PROBLEM DESCRIPTION: Copy each line exactly. Leave nothing out.

***

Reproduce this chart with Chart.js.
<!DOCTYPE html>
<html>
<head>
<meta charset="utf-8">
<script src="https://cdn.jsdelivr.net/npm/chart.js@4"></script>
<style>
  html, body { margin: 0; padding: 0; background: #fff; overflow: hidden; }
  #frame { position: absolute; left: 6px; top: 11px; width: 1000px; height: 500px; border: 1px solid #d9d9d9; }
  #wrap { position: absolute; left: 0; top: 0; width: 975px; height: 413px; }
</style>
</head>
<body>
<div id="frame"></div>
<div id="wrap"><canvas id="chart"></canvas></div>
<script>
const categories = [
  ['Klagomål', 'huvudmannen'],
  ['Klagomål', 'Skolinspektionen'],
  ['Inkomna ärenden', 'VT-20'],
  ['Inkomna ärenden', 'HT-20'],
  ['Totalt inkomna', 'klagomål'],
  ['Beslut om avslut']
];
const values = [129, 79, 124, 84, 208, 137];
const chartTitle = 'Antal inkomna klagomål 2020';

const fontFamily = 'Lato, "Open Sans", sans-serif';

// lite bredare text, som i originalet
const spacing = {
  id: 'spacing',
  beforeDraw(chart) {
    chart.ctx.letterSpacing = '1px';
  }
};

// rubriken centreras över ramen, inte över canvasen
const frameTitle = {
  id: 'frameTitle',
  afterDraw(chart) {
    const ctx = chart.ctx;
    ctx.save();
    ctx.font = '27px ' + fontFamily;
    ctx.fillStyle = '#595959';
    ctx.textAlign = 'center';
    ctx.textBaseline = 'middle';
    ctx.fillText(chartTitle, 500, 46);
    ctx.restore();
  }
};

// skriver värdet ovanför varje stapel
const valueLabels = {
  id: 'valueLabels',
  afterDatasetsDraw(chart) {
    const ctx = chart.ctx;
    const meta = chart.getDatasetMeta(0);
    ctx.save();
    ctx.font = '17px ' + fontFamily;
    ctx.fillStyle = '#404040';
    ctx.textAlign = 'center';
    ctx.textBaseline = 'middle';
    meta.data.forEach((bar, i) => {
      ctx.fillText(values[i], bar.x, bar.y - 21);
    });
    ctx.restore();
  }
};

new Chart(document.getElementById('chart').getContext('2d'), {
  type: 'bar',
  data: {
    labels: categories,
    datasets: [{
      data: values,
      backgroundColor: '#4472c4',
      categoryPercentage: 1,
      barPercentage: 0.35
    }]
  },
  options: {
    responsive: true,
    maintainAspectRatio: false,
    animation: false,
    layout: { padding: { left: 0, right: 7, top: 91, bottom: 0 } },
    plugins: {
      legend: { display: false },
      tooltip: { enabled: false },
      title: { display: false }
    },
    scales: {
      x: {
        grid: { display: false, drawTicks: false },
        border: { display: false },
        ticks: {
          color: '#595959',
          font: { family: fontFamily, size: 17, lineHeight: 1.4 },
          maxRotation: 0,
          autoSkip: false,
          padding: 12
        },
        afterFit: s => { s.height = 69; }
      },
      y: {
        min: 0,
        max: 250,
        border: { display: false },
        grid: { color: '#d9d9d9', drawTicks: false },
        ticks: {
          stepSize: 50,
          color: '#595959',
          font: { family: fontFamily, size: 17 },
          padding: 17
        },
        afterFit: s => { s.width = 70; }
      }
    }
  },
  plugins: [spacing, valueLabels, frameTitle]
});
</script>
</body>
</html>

***

RESPONSE TO THIS TASK:
Reproduce this chart with Chart.js.
<!DOCTYPE html>
<html>
<head>
<meta charset="utf-8">
<script src="https://cdn.jsdelivr.net/npm/chart.js@4"></script>
<style>
  html, body { margin: 0; padding: 0; background: #fff; overflow: hidden; }
  #frame { position: absolute; left: 6px; top: 11px; width: 1000px; height: 500px; border: 1px solid #d9d9d9; }
  #wrap { position: absolute; left: 0; top: 0; width: 975px; height: 413px; }
</style>
</head>
<body>
<div id="frame"></div>
<div id="wrap"><canvas id="chart"></canvas></div>
<script>
const categories = [
  ['Klagomål', 'huvudmannen'],
  ['Klagomål', 'Skolinspektionen'],
  ['Inkomna ärenden', 'VT-20'],
  ['Inkomna ärenden', 'HT-20'],
  ['Totalt inkomna', 'klagomål'],
  ['Beslut om avslut']
];
const values = [129, 79, 124, 84, 208, 137];
const chartTitle = 'Antal inkomna klagomål 2020';

const fontFamily = 'Lato, "Open Sans", sans-serif';

// lite bredare text, som i originalet
const spacing = {
  id: 'spacing',
  beforeDraw(chart) {
    chart.ctx.letterSpacing = '1px';
  }
};

// rubriken centreras över ramen, inte över canvasen
const frameTitle = {
  id: 'frameTitle',
  afterDraw(chart) {
    const ctx = chart.ctx;
    ctx.save();
    ctx.font = '27px ' + fontFamily;
    ctx.fillStyle = '#595959';
    ctx.textAlign = 'center';
    ctx.textBaseline = 'middle';
    ctx.fillText(chartTitle, 500, 46);
    ctx.restore();
  }
};

// skriver värdet ovanför varje stapel
const valueLabels = {
  id: 'valueLabels',
  afterDatasetsDraw(chart) {
    const ctx = chart.ctx;
    const meta = chart.getDatasetMeta(0);
    ctx.save();
    ctx.font = '17px ' + fontFamily;
    ctx.fillStyle = '#404040';
    ctx.textAlign = 'center';
    ctx.textBaseline = 'middle';
    meta.data.forEach((bar, i) => {
      ctx.fillText(values[i], bar.x, bar.y - 21);
    });
    ctx.restore();
  }
};

new Chart(document.getElementById('chart').getContext('2d'), {
  type: 'bar',
  data: {
    labels: categories,
    datasets: [{
      data: values,
      backgroundColor: '#4472c4',
      categoryPercentage: 1,
      barPercentage: 0.35
    }]
  },
  options: {
    responsive: true,
    maintainAspectRatio: false,
    animation: false,
    layout: { padding: { left: 0, right: 7, top: 91, bottom: 0 } },
    plugins: {
      legend: { display: false },
      tooltip: { enabled: false },
      title: { display: false }
    },
    scales: {
      x: {
        grid: { display: false, drawTicks: false },
        border: { display: false },
        ticks: {
          color: '#595959',
          font: { family: fontFamily, size: 17, lineHeight: 1.4 },
          maxRotation: 0,
          autoSkip: false,
          padding: 12
        },
        afterFit: s => { s.height = 69; }
      },
      y: {
        min: 0,
        max: 250,
        border: { display: false },
        grid: { color: '#d9d9d9', drawTicks: false },
        ticks: {
          stepSize: 50,
          color: '#595959',
          font: { family: fontFamily, size: 17 },
          padding: 17
        },
        afterFit: s => { s.width = 70; }
      }
    }
  },
  plugins: [spacing, valueLabels, frameTitle]
});
</script>
</body>
</html>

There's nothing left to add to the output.